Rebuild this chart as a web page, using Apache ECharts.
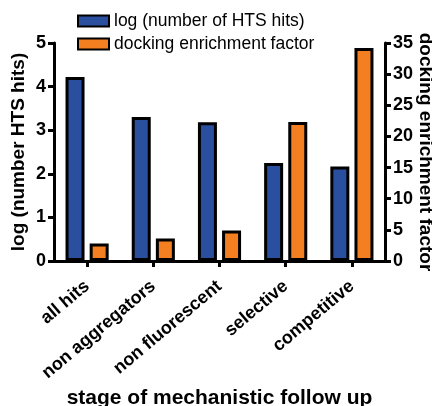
<!DOCTYPE html>
<html>
<head>
<meta charset="utf-8">
<script src="https://cdn.jsdelivr.net/npm/echarts@6/dist/echarts.min.js"></script>
<style>
html,body{margin:0;padding:0;background:#fff}
#chart{width:432px;height:406px}
</style>
</head>
<body>
<div id="chart"></div>
<script>
var stages = ['all hits', 'non aggregators', 'non fluorescent', 'selective', 'competitive']
var logHits = [4.22, 3.30, 3.18, 2.25, 2.17]
var enrichment = [2.8, 3.6, 4.9, 22.3, 34.2]
var leftTicks = {min: 0, max: 5, interval: 1}
var rightTicks = {min: 0, max: 35, interval: 5}

var font = 'Arial, "Liberation Sans", Helvetica, sans-serif'
var axisLine = {show: true, lineStyle: {color: '#000', width: 3}}
var axisTick = {show: true, length: 6, lineStyle: {color: '#000', width: 3}}
var tickLabel = {color: '#000', fontWeight: 'bold', fontSize: 18, fontFamily: font}
var nameStyle = {color: '#000', fontWeight: 'bold', fontSize: 19, fontFamily: font}

var chart = echarts.init(document.getElementById('chart'))
chart.setOption({
    animation: false,
    backgroundColor: '#fff',
    legend: {
        orient: 'vertical',
        left: 72,
        top: 7,
        icon: 'rect',
        itemWidth: 31,
        itemHeight: 11,
        itemGap: 5,
        textStyle: {color: '#000', fontSize: 17.5, fontFamily: font},
        data: ['log (number of HTS hits)', 'docking enrichment factor']
    },
    grid: {left: 54, right: 47, top: 43, bottom: 145, outerBoundsMode: 'none'},
    xAxis: {
        type: 'category',
        data: stages,
        axisLine: axisLine,
        axisTick: {show: true, alignWithLabel: true, length: 6, lineStyle: {color: '#000', width: 3}},
        axisLabel: Object.assign({}, tickLabel, {rotate: 40, fontSize: 18, margin: 23, interval: 0}),
        name: 'stage of mechanistic follow up',
        nameLocation: 'middle',
        nameGap: 127,
        nameMoveOverlap: false,
        nameTextStyle: Object.assign({}, nameStyle, {fontSize: 21})
    },
    yAxis: [{
        type: 'value',
        min: leftTicks.min, max: leftTicks.max, interval: leftTicks.interval,
        splitLine: {show: false},
        axisLine: axisLine,
        axisTick: axisTick,
        axisLabel: Object.assign({}, tickLabel, {margin: 8}),
        name: 'log (number HTS hits)',
        nameLocation: 'middle',
        nameGap: 26,
        nameMoveOverlap: false,
        nameTextStyle: nameStyle
    }, {
        type: 'value',
        position: 'right',
        min: rightTicks.min, max: rightTicks.max, interval: rightTicks.interval,
        splitLine: {show: false},
        axisLine: axisLine,
        axisTick: axisTick,
        axisLabel: Object.assign({}, tickLabel, {margin: 8}),
        name: 'docking enrichment factor',
        nameLocation: 'middle',
        nameRotate: -90,
        nameGap: 31,
        nameMoveOverlap: false,
        nameTextStyle: nameStyle
    }],
    series: [{
        name: 'log (number of HTS hits)',
        type: 'bar',
        yAxisIndex: 0,
        data: logHits,
        barWidth: 19,
        barGap: '27%',
        itemStyle: {color: '#2a4f9f', borderColor: '#000', borderWidth: 3}
    }, {
        name: 'docking enrichment factor',
        type: 'bar',
        yAxisIndex: 1,
        data: enrichment,
        barWidth: 19,
        barGap: '27%',
        itemStyle: {color: '#f47f20', borderColor: '#000', borderWidth: 3}
    }]
})
</script>
</body>
</html>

● **EXERCISE PROMPT**:
Copy each line in full and exactly, omitting any picture.

● **REPLY**:
Rebuild this chart as a web page, using Apache ECharts.
<!DOCTYPE html>
<html>
<head>
<meta charset="utf-8">
<script src="https://cdn.jsdelivr.net/npm/echarts@6/dist/echarts.min.js"></script>
<style>
html,body{margin:0;padding:0;background:#fff}
#chart{width:432px;height:406px}
</style>
</head>
<body>
<div id="chart"></div>
<script>
var stages = ['all hits', 'non aggregators', 'non fluorescent', 'selective', 'competitive']
var logHits = [4.22, 3.30, 3.18, 2.25, 2.17]
var enrichment = [2.8, 3.6, 4.9, 22.3, 34.2]
var leftTicks = {min: 0, max: 5, interval: 1}
var rightTicks = {min: 0, max: 35, interval: 5}

var font = 'Arial, "Liberation Sans", Helvetica, sans-serif'
var axisLine = {show: true, lineStyle: {color: '#000', width: 3}}
var axisTick = {show: true, length: 6, lineStyle: {color: '#000', width: 3}}
var tickLabel = {color: '#000', fontWeight: 'bold', fontSize: 18, fontFamily: font}
var nameStyle = {color: '#000', fontWeight: 'bold', fontSize: 19, fontFamily: font}

var chart = echarts.init(document.getElementById('chart'))
chart.setOption({
    animation: false,
    backgroundColor: '#fff',
    legend: {
        orient: 'vertical',
        left: 72,
        top: 7,
        icon: 'rect',
        itemWidth: 31,
        itemHeight: 11,
        itemGap: 5,
        textStyle: {color: '#000', fontSize: 17.5, fontFamily: font},
        data: ['log (number of HTS hits)', 'docking enrichment factor']
    },
    grid: {left: 54, right: 47, top: 43, bottom: 145, outerBoundsMode: 'none'},
    xAxis: {
        type: 'category',
        data: stages,
        axisLine: axisLine,
        axisTick: {show: true, alignWithLabel: true, length: 6, lineStyle: {color: '#000', width: 3}},
        axisLabel: Object.assign({}, tickLabel, {rotate: 40, fontSize: 18, margin: 23, interval: 0}),
        name: 'stage of mechanistic follow up',
        nameLocation: 'middle',
        nameGap: 127,
        nameMoveOverlap: false,
        nameTextStyle: Object.assign({}, nameStyle, {fontSize: 21})
    },
    yAxis: [{
        type: 'value',
        min: leftTicks.min, max: leftTicks.max, interval: leftTicks.interval,
        splitLine: {show: false},
        axisLine: axisLine,
        axisTick: axisTick,
        axisLabel: Object.assign({}, tickLabel, {margin: 8}),
        name: 'log (number HTS hits)',
        nameLocation: 'middle',
        nameGap: 26,
        nameMoveOverlap: false,
        nameTextStyle: nameStyle
    }, {
        type: 'value',
        position: 'right',
        min: rightTicks.min, max: rightTicks.max, interval: rightTicks.interval,
        splitLine: {show: false},
        axisLine: axisLine,
        axisTick: axisTick,
        axisLabel: Object.assign({}, tickLabel, {margin: 8}),
        name: 'docking enrichment factor',
        nameLocation: 'middle',
        nameRotate: -90,
        nameGap: 31,
        nameMoveOverlap: false,
        nameTextStyle: nameStyle
    }],
    series: [{
        name: 'log (number of HTS hits)',
        type: 'bar',
        yAxisIndex: 0,
        data: logHits,
        barWidth: 19,
        barGap: '27%',
        itemStyle: {color: '#2a4f9f', borderColor: '#000', borderWidth: 3}
    }, {
        name: 'docking enrichment factor',
        type: 'bar',
        yAxisIndex: 1,
        data: enrichment,
        barWidth: 19,
        barGap: '27%',
        itemStyle: {color: '#f47f20', borderColor: '#000', borderWidth: 3}
    }]
})
</script>
</body>
</html>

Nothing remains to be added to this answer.